Dedicated waste-to-energy plants — mass-burn incineration, modular incineration, gasification, plasma arc. Process design, energy recovery, emission control (dioxins, heavy metals, particulates), capex + opex economics, fly ash + bottom ash management, comparison with cement co-processing, viability in Indian context.
Waste-to-Energy (WTE) — dedicated incineration plants converting MSW directly to electricity — is the most-debated technology in Indian SWM. Widely promised, less widely successful.
The history is sobering: Timarpur (Delhi 1987), Andhra Pradesh, Lucknow projects all failed within years of commissioning. Reasons: low calorific value of Indian MSW (4-8 MJ/kg vs European 10-12), high moisture (40-55 %), high inerts (20-25 %), emission compliance challenges, financial unviability without large subsidies.
Modern projects (Delhi Okhla 23 MW, Jabalpur 11 MW, Hyderabad 24 MW) operate but are heavily subsidised + face persistent community opposition over emission concerns. Even with modern emission controls, dioxin + heavy metal monitoring remains contentious.
The competitive alternative is cement co-processing (chapter 7) — uses existing kiln infrastructure (no separate emission control), better destruction conditions (1450-2000 °C vs 850-1100 °C in WTE), no separate ash disposal (ash becomes clinker), better economics. For most Indian cities, RDF + cement co-processing is the preferred dry-fraction route.
WTE makes sense in narrow conditions: very large metros (> 8000 TPD), proven source segregation, dedicated pre-processing, authorised TSDF for fly ash, state regulator supportive of ₹5-8/kWh energy tariff, city budget supports ₹1500-3500/tonne tipping fee. Below this threshold, the economics break.
Indian WTE technology typically achieves 20-28 % steam cycle efficiency on input of 4-8 MJ/kg → 400-700 kWh per tonne MSW. Pre-processing to RDF (chapter 7 approach but used as WTE feedstock) raises LCV to 12-18 MJ/kg → 600-900 kWh/t but adds capex.
Emission control: dioxin (CPCB 0.1 ng/m³ norm) requires high combustion temperature + rapid quench + activated carbon injection. Heavy metals require electrostatic precipitator + bag filter + lime injection. Continuous Emission Monitoring System (CEMS) mandatory + data publicly accessible.
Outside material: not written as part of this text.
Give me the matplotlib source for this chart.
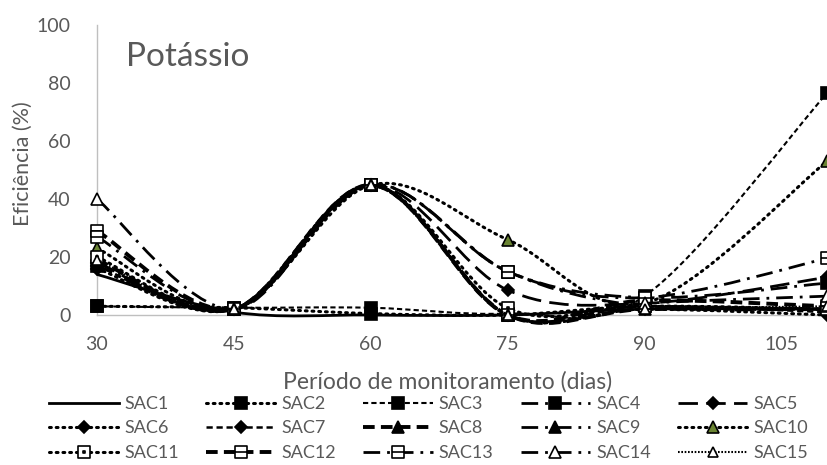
import matplotlib
matplotlib.use("Agg")
import matplotlib.pyplot as plt
import numpy as np
from matplotlib.path import Path
from matplotlib.patches import PathPatch
from matplotlib.lines import Line2D

plt.rcParams['font.family'] = ['Lato', 'DejaVu Sans']

# ---------------- data ----------------
days = [30, 45, 60, 75, 90, 110]
series_names = ["SAC1", "SAC2", "SAC3", "SAC4", "SAC5", "SAC6", "SAC7", "SAC8",
                "SAC9", "SAC10", "SAC11", "SAC12", "SAC13", "SAC14", "SAC15"]
SAC1 = [14, 1, 0, 0, 2, 2]
SAC2 = [3, 2.5, 0.5, 0, 3, 2]
SAC3 = [3, 2.5, 2.5, 0.5, 6.5, 76.5]
SAC4 = [17, 2, 44.8, 15, 6, 11]
SAC5 = [18, 2, 44.8, 8.6, 4, 13]
SAC6 = [16, 2, 44.8, 0, 2, 0]
SAC7 = [17, 2, 44.8, 0, 3, 1]
SAC8 = [19, 2, 44.8, 0, 2, 2]
SAC9 = [18, 2, 44.8, 15, 3, 2]
SAC10 = [23, 2, 44.8, 26, 4, 53]
SAC11 = [20, 2, 44.8, 2.4, 3, 2]
SAC12 = [29, 2, 44.8, 0, 5, 3]
SAC13 = [27, 2, 44.8, 15, 6, 19.5]
SAC14 = [40, 2, 44.8, 0, 4, 6.5]
SAC15 = [19, 2, 44.8, 0, 2, 3]
values = [SAC1, SAC2, SAC3, SAC4, SAC5, SAC6, SAC7, SAC8, SAC9, SAC10,
          SAC11, SAC12, SAC13, SAC14, SAC15]
xticks = [30, 45, 60, 75, 90, 105]
yticks = [0, 20, 40, 60, 80, 100]

# ---------------- styles ----------------
box_minus = Path([(-1, -1), (1, -1), (1, 1), (-1, 1), (-1, -1), (-1, 0), (1, 0)],
                 [Path.MOVETO, Path.LINETO, Path.LINETO, Path.LINETO, Path.CLOSEPOLY,
                  Path.MOVETO, Path.LINETO])
box_dot = Path([(-1, -1), (1, -1), (1, 1), (-1, 1), (-1, -1),
                (-0.15, -0.15), (0.15, -0.15), (0.15, 0.15), (-0.15, 0.15), (-0.15, -0.15)],
               [Path.MOVETO, Path.LINETO, Path.LINETO, Path.LINETO, Path.CLOSEPOLY,
                Path.MOVETO, Path.LINETO, Path.LINETO, Path.LINETO, Path.CLOSEPOLY])

green = '#6A8432'
dot = (0, (0.6, 1.6))
dash = (0, (2.5, 1.5))
ldd = (0, (6, 2.5, 1, 2.5))
ld = (0, (7, 3))
thick = (0, (3, 1.6))
sqdot = (0, (0.8, 0.8))
styles = [
    dict(ls='-', lw=2.0, marker=None, mfc='k', ms=0),
    dict(ls=dot, lw=2.2, marker='s', mfc='k', ms=8),
    dict(ls=dash, lw=1.5, marker='s', mfc='k', ms=8),
    dict(ls=ldd, lw=2.0, marker='s', mfc='k', ms=8),
    dict(ls=ld, lw=2.0, marker='D', mfc='k', ms=6.5),
    dict(ls=dot, lw=2.2, marker='D', mfc='k', ms=6.5),
    dict(ls=dash, lw=1.8, marker='D', mfc='k', ms=6.5),
    dict(ls=thick, lw=2.8, marker='^', mfc='k', ms=8),
    dict(ls=ldd, lw=2.0, marker='^', mfc='k', ms=8),
    dict(ls=dot, lw=2.2, marker='^', mfc=green, ms=8),
    dict(ls=dot, lw=2.2, marker=box_dot, mfc='white', ms=8),
    dict(ls=thick, lw=2.8, marker=box_minus, mfc='white', ms=8),
    dict(ls=ldd, lw=2.0, marker=box_minus, mfc='white', ms=8),
    dict(ls=ldd, lw=2.0, marker='^', mfc='white', ms=8),
    dict(ls=sqdot, lw=1.5, marker='^', mfc='white', ms=7),
]


def smooth_path(x, y):
    """Excel-like smoothed line as cubic Bezier segments through the data points."""
    pts = np.column_stack([x, y]).astype(float)
    n = len(pts)
    verts = [pts[0]]
    codes = [Path.MOVETO]
    for i in range(n - 1):
        p0 = pts[i - 1] if i > 0 else pts[i]
        p1 = pts[i]
        p2 = pts[i + 1]
        p3 = pts[i + 2] if i + 2 < n else pts[i + 1]
        c1 = p1 + (p2 - p0) / 6.0
        c2 = p2 - (p3 - p1) / 6.0
        verts += [c1, c2, p2]
        codes += [Path.CURVE4] * 3
    return Path(verts, codes)


# ---------------- figure ----------------
fig = plt.figure(figsize=(8.27, 4.65), dpi=100)
ax = fig.add_axes([97 / 827, 1 - 315 / 465, 1 - 97 / 827, 290 / 465])
ax.set_xlim(30, 110)
ax.set_ylim(0, 100)

handles = []
for k, (name, vals, st) in enumerate(zip(series_names, values, styles)):
    z = 3 + k
    patch = PathPatch(smooth_path(days, vals), fill=False, edgecolor='k',
                      lw=st['lw'], linestyle=st['ls'], zorder=z, clip_on=False,
                      capstyle='round' if st['ls'] == dot else 'butt')
    ax.add_patch(patch)
    if st['marker'] is not None:
        ax.plot(days, vals, linestyle='none', marker=st['marker'], ms=st['ms'],
                mfc=st['mfc'], mec='k', mew=1.2, zorder=z + 0.5, clip_on=False)
    h = Line2D([0], [0], color='k', lw=st['lw'], linestyle=st['ls'],
               marker=st['marker'], ms=st['ms'] if st['marker'] else 0,
               mfc=st['mfc'], mec='k', mew=1.2,
               dash_capstyle='round' if st['ls'] == dot else 'butt')
    handles.append(h)

ax.set_xticks(xticks)
ax.set_yticks(yticks)
ax.tick_params(length=0, labelsize=14, colors='#595959')
ax.tick_params(axis='x', pad=15)
ax.tick_params(axis='y', pad=19)
for s in ['top', 'right']:
    ax.spines[s].set_visible(False)
for s in ['left', 'bottom']:
    ax.spines[s].set_color('#BFBFBF')
    ax.spines[s].set_linewidth(1.0)
ax.patch.set_alpha(0)

fig.text(126 / 827, 1 - 66 / 465, "Potássio", fontsize=24, color='#595959',
         ha='left', va='baseline')
fig.text(23 / 827, 1 - 164 / 465, "Eficiência (%)", fontsize=15.5, color='#595959',
         rotation=90, ha='center', va='center')
fig.text(448 / 827, 1 - 382 / 465, "Período de monitoramento (dias)", fontsize=16.5,
         color='#595959', ha='center', va='center')

# legend: row-major order with 5 columns
order = []
for c in range(5):
    for r in range(3):
        order.append(r * 5 + c)
leg = fig.legend([handles[i] for i in order], [series_names[i] for i in order],
                 ncol=5, loc='upper left', bbox_to_anchor=(49 / 827, 1 - 396 / 465),
                 frameon=False, fontsize=13, handlelength=3.85, handletextpad=0.33,
                 columnspacing=1.5, labelspacing=0.47, borderpad=0, borderaxespad=0,
                 numpoints=1)
for t in leg.get_texts():
    t.set_color('#595959')

fig.savefig("out.png", dpi=100)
Emission control infrastructure is 25-40 % of total plant capex.
Ash management: fly ash (3-5 % of input, hazardous) to authorised Treatment-Storage-Disposal Facility (₹1500-3000/t cost). Bottom ash (15-25 %, less hazardous) re-usable as construction aggregate per IS 16713 — often used for road bases.
Project structuring matters. PPP with operator + tipping fee guarantee + energy off-take agreement upfront. ULBs that signed 25-year tipping fee contracts in 2010-15 often regret it now — locked-in high fees, contractor under-performance, persistent community complaints. Modern contracts add KPI clauses + emission performance triggers + buyback options.
Where this chapter sits: WTE is the most capital-intensive + politically risky processing route. Most Indian cities should prioritise composting (chapter 5) + biomethanation (chapter 6) + cement co-processing (chapter 7) + sanitary landfill (chapter 9) before considering dedicated WTE. For very large metros with the right conditions, WTE has a niche role; for the rest, simpler routes work better.